Data for this exercise
━━━
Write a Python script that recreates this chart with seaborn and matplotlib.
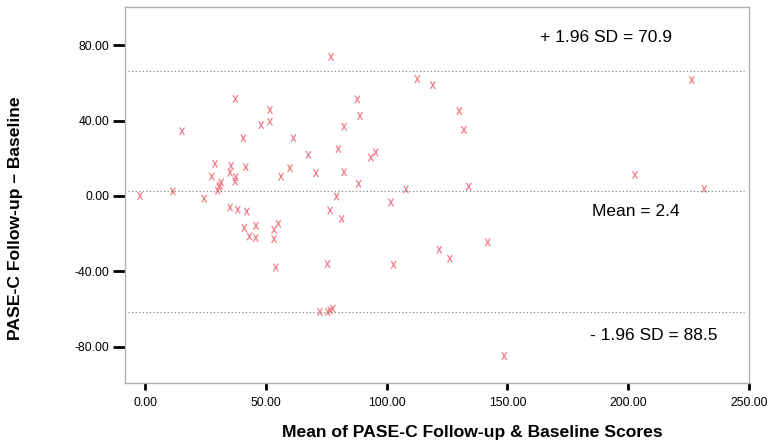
import matplotlib
matplotlib.use("Agg")
import matplotlib.pyplot as plt
from matplotlib.path import Path
import seaborn as sns
import pandas as pd

# Bland-Altman data: mean of the two scores (x) vs difference (y)
mean_scores = [-2.1, 11.5, 15.3, 24.5, 27.6, 29.0, 30.1, 30.6, 31.5, 31.0,
               35.6, 35.2, 37.5, 37.3, 41.7, 37.4, 40.7, 48.1, 51.7, 51.7,
               61.4, 56.3, 60.0, 35.2, 38.4, 42.1, 41.1, 45.9, 43.2, 45.8,
               53.4, 55.2, 53.4, 54.1, 82.4, 80.0, 67.6, 93.5, 95.5, 70.7,
               82.4, 88.4, 108.0, 79.3, 76.6, 81.4, 101.8, 77.0, 112.7, 119.1,
               87.9, 89.0, 130.1, 132.0, 134.0, 226.3, 202.8, 231.5, 75.5, 102.9,
               121.8, 126.2, 141.8, 72.4, 75.6, 76.6, 77.7, 148.7]
differences = [0.0, 2.3, 34.3, -1.5, 10.2, 17.0, 2.8, 4.6, 7.1, 5.5,
               15.9, 12.3, 9.9, 7.6, 15.2, 51.4, 30.6, 37.6, 45.6, 39.4,
               30.6, 10.2, 14.7, -6.2, -7.4, -8.3, -17.1, -15.9, -21.6, -22.4,
               -18.0, -14.8, -22.9, -38.0, 36.7, 24.9, 21.7, 20.3, 23.1, 12.0,
               12.5, 6.4, 3.5, -0.4, -7.8, -12.3, -3.5, 73.8, 62.0, 58.8,
               51.2, 42.5, 45.0, 35.0, 4.9, 61.5, 11.1, 3.7, -36.2, -36.6,
               -28.6, -33.4, -24.7, -61.6, -61.6, -60.8, -59.9, -85.1]

ref_levels = [66.3, 2.4, -61.9]
ref_labels = ["+ 1.96 SD = 70.9", "Mean = 2.4", "- 1.96 SD = 88.5"]
label_x = [191.0, 203.0, 210.5]
label_y = [84.0, -8.5, -74.0]

x_ticks = [0, 50, 100, 150, 200, 250]
y_ticks = [-80, -40, 0, 40, 80]

df = pd.DataFrame({"mean": mean_scores, "diff": differences})

sns.set_theme(style="white")
plt.rcParams["font.family"] = ["Liberation Sans", "DejaVu Sans"]

fig = plt.figure(figsize=(7.75, 4.48), dpi=100)
ax = fig.add_axes([0.1613, 0.1445, 0.8052, 0.8400])

marker_path = Path([(-0.32, -0.5), (0.32, 0.5), (-0.32, 0.5), (0.32, -0.5)],
                   [Path.MOVETO, Path.LINETO, Path.MOVETO, Path.LINETO])
pt_color = "#ef7f8a"
sns.scatterplot(data=df, x="mean", y="diff", ax=ax, marker=marker_path,
                s=30, facecolor="none", edgecolor=pt_color, linewidth=0.9,
                legend=False)

for lvl in ref_levels:
    ax.axhline(lvl, xmin=0.005, xmax=0.992, color="#777777",
               linestyle=(0, (1, 2.2)), linewidth=0.8, zorder=1)

for t, lx, ly in zip(ref_labels, label_x, label_y):
    ax.text(lx, ly, t, ha="center", va="center", fontsize=12.5, color="black")

ax.set_xlim(-8.3, 250)
ax.set_ylim(-99.5, 100.3)
ax.set_xticks(x_ticks)
ax.set_yticks(y_ticks)
ax.set_xticklabels([f"{v:.2f}" for v in x_ticks])
ax.set_yticklabels([f"{v:.2f}" for v in y_ticks])

ax.tick_params(axis="y", direction="out", length=9, width=2, color="black",
               pad=2, labelsize=8.7, labelcolor="black", left=True)
ax.tick_params(axis="x", direction="out", length=5, width=2, color="black",
               pad=5, labelsize=8.7, labelcolor="black", bottom=True)

for sp in ax.spines.values():
    sp.set_color("#b0b0b0")
    sp.set_linewidth(1.0)
    sp.set_visible(True)

ax.set_xlabel("Mean of PASE-C Follow-up & Baseline Scores", fontsize=12.6,
              fontweight="bold", color="black")
ax.set_ylabel("PASE-C Follow-up \u2013 Baseline", fontsize=12.6,
              fontweight="bold", color="black")
ax.xaxis.set_label_coords(0.556, -0.13)
ax.xaxis.label.set_va("center")
ax.yaxis.set_label_coords(-0.176, 0.4375)
ax.yaxis.label.set_va("center")

fig.savefig("out.png", dpi=100)
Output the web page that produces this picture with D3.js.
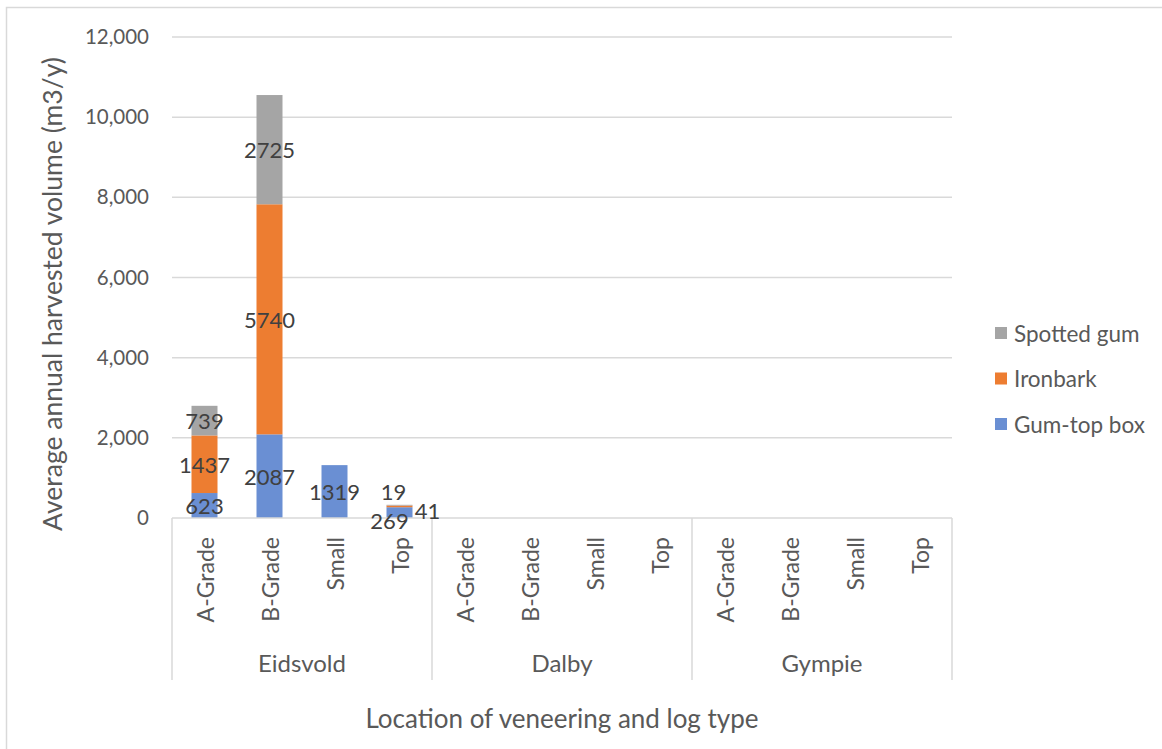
<!DOCTYPE html>
<html>
<head>
<meta charset="utf-8">
<script src="https://cdn.jsdelivr.net/npm/d3@7"></script>
<style>
  html, body { margin: 0; padding: 0; background: #fff; }
  svg { display: block; font-family: Lato, "Open Sans", sans-serif; }
</style>
</head>
<body>
<svg id="chart" width="1162" height="749"></svg>
<script>
// Veneer log volumes by location and log type (m3/y)
const locations = ["Eidsvold", "Dalby", "Gympie"];
const logTypes = ["A-Grade", "B-Grade", "Small", "Top"];
const seriesNames = ["Gum-top box", "Ironbark", "Spotted gum"];
// Values in location order, four log types each (null = no harvest recorded)
const gumTopBox  = [623, 2087, 1319, 269,  null, null, null, null,  null, null, null, null];
const ironbark   = [1437, 5740, null, 41,  null, null, null, null,  null, null, null, null];
const spottedGum = [739, 2725, null, 19,   null, null, null, null,  null, null, null, null];
const yTicks = [0, 2000, 4000, 6000, 8000, 10000, 12000];
const seriesColors = ["#6a8fd3", "#ed7d31", "#a5a5a5"];

const svg = d3.select("#chart");
const W = 1162, H = 749;
const plot = { left: 172, right: 952, top: 37, bottom: 518 };
const axisBoxBottom = 680;
const axisGrey = "#595959";

// outer chart border
svg.append("rect")
  .attr("x", 6.5).attr("y", 7.5).attr("width", W + 20).attr("height", H + 20)
  .attr("fill", "none").attr("stroke", "#d9d9d9").attr("stroke-width", 1.5);

const keys = [];
locations.forEach(l => logTypes.forEach(t => keys.push(l + "|" + t)));

const rows = keys.map((k, i) => ({
  key: k,
  loc: k.split("|")[0],
  type: k.split("|")[1],
  "Gum-top box": gumTopBox[i] || 0,
  "Ironbark": ironbark[i] || 0,
  "Spotted gum": spottedGum[i] || 0,
  raw: [gumTopBox[i], ironbark[i], spottedGum[i]]
}));

const x = d3.scaleBand().domain(keys).range([plot.left, plot.right])
  .paddingInner(0.6).paddingOuter(0.3);
const xLoc = d3.scaleBand().domain(locations).range([plot.left, plot.right]);
const y = d3.scaleLinear().domain([0, 12000]).range([plot.bottom, plot.top]);

// horizontal gridlines
svg.append("g").selectAll("line").data(yTicks.filter(v => v > 0)).join("line")
  .attr("x1", plot.left).attr("x2", plot.right)
  .attr("y1", d => y(d)).attr("y2", d => y(d))
  .attr("stroke", "#d9d9d9").attr("stroke-width", 1.5);

// y axis tick labels
const yAxis = d3.axisLeft(y).tickValues(yTicks).tickFormat(d3.format(",")).tickSize(0).tickPadding(23);
const gy = svg.append("g").attr("transform", `translate(${plot.left},0)`).call(yAxis);
gy.select(".domain").remove();
gy.selectAll("text").attr("fill", axisGrey).attr("font-size", 20.5).attr("font-family", "Lato, sans-serif");

// stacked bars
const stack = d3.stack().keys(seriesNames);
const stacked = stack(rows);

const gBars = svg.append("g");
stacked.forEach((layer, si) => {
  gBars.append("g").attr("fill", seriesColors[si])
    .selectAll("rect").data(layer.filter(d => d[1] - d[0] > 0)).join("rect")
    .attr("x", d => x(d.data.key))
    .attr("width", x.bandwidth())
    .attr("y", d => y(d[1]))
    .attr("height", d => y(d[0]) - y(d[1]));
});

// category axis frame
const gFrame = svg.append("g").attr("stroke", "#d9d9d9").attr("stroke-width", 1.5);
gFrame.append("line").attr("x1", plot.left).attr("x2", plot.right)
  .attr("y1", plot.bottom).attr("y2", plot.bottom);
const dividers = locations.map(l => xLoc(l)).concat([plot.right]);
gFrame.selectAll(".div").data(dividers).join("line")
  .attr("x1", d => d).attr("x2", d => d)
  .attr("y1", plot.bottom).attr("y2", axisBoxBottom);

// data labels (small top segments are nudged apart)
const nudge = {
  "Eidsvold|Top|0": [-10, 8],
  "Eidsvold|Top|1": [28, 4],
  "Eidsvold|Top|2": [-6, -14]
};
const gLab = svg.append("g").attr("fill", "#404040").attr("font-size", 22)
  .attr("text-anchor", "middle").attr("dominant-baseline", "central");
stacked.forEach((layer, si) => {
  layer.forEach(d => {
    const v = d.data.raw[si];
    if (v == null || v === 0) return;
    const n = nudge[d.data.key + "|" + si] || [0, 0];
    gLab.append("text")
      .attr("x", x(d.data.key) + x.bandwidth() / 2 + n[0])
      .attr("y", (y(d[0]) + y(d[1])) / 2 + n[1])
      .text(v);
  });
});

// log type labels (rotated)
svg.append("g").selectAll("text").data(keys).join("text")
  .attr("transform", d => `translate(${x(d) + x.bandwidth() / 2},537) rotate(-90)`)
  .attr("text-anchor", "end").attr("dominant-baseline", "central")
  .attr("fill", axisGrey).attr("font-size", 23)
  .text(d => d.split("|")[1]);

// location labels
svg.append("g").selectAll("text").data(locations).join("text")
  .attr("x", d => xLoc(d) + xLoc.bandwidth() / 2).attr("y", 662)
  .attr("text-anchor", "middle").attr("dominant-baseline", "central")
  .attr("fill", axisGrey).attr("font-size", 24)
  .text(d => d);

// axis titles
svg.append("text")
  .attr("transform", "translate(52,294) rotate(-90)")
  .attr("text-anchor", "middle").attr("dominant-baseline", "central")
  .attr("fill", axisGrey).attr("font-size", 26.5)
  .text("Average annual harvested volume (m3/y)");
svg.append("text")
  .attr("x", 562).attr("y", 718)
  .attr("text-anchor", "middle").attr("dominant-baseline", "central")
  .attr("fill", axisGrey).attr("font-size", 26)
  .text("Location of veneering and log type");

// legend (top-most series first)
const legendOrder = [2, 1, 0];
const gLeg = svg.append("g");
legendOrder.forEach((si, i) => {
  const cy = 333 + i * 45.5;
  gLeg.append("rect").attr("x", 995).attr("y", cy - 6).attr("width", 12).attr("height", 12)
    .attr("fill", seriesColors[si]);
  gLeg.append("text").attr("x", 1014).attr("y", cy)
    .attr("dominant-baseline", "central").attr("fill", axisGrey).attr("font-size", 22.5)
    .text(seriesNames[si]);
});
</script>
</body>
</html>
━━━
Written request
In the records above, find the line containing "import pandas as pd" and output every line from the first through that one, exactly, omitting pictures.

Answer for the task
Write a Python script that recreates this chart with seaborn and matplotlib.
import matplotlib
matplotlib.use("Agg")
import matplotlib.pyplot as plt
from matplotlib.path import Path
import seaborn as sns
import pandas as pd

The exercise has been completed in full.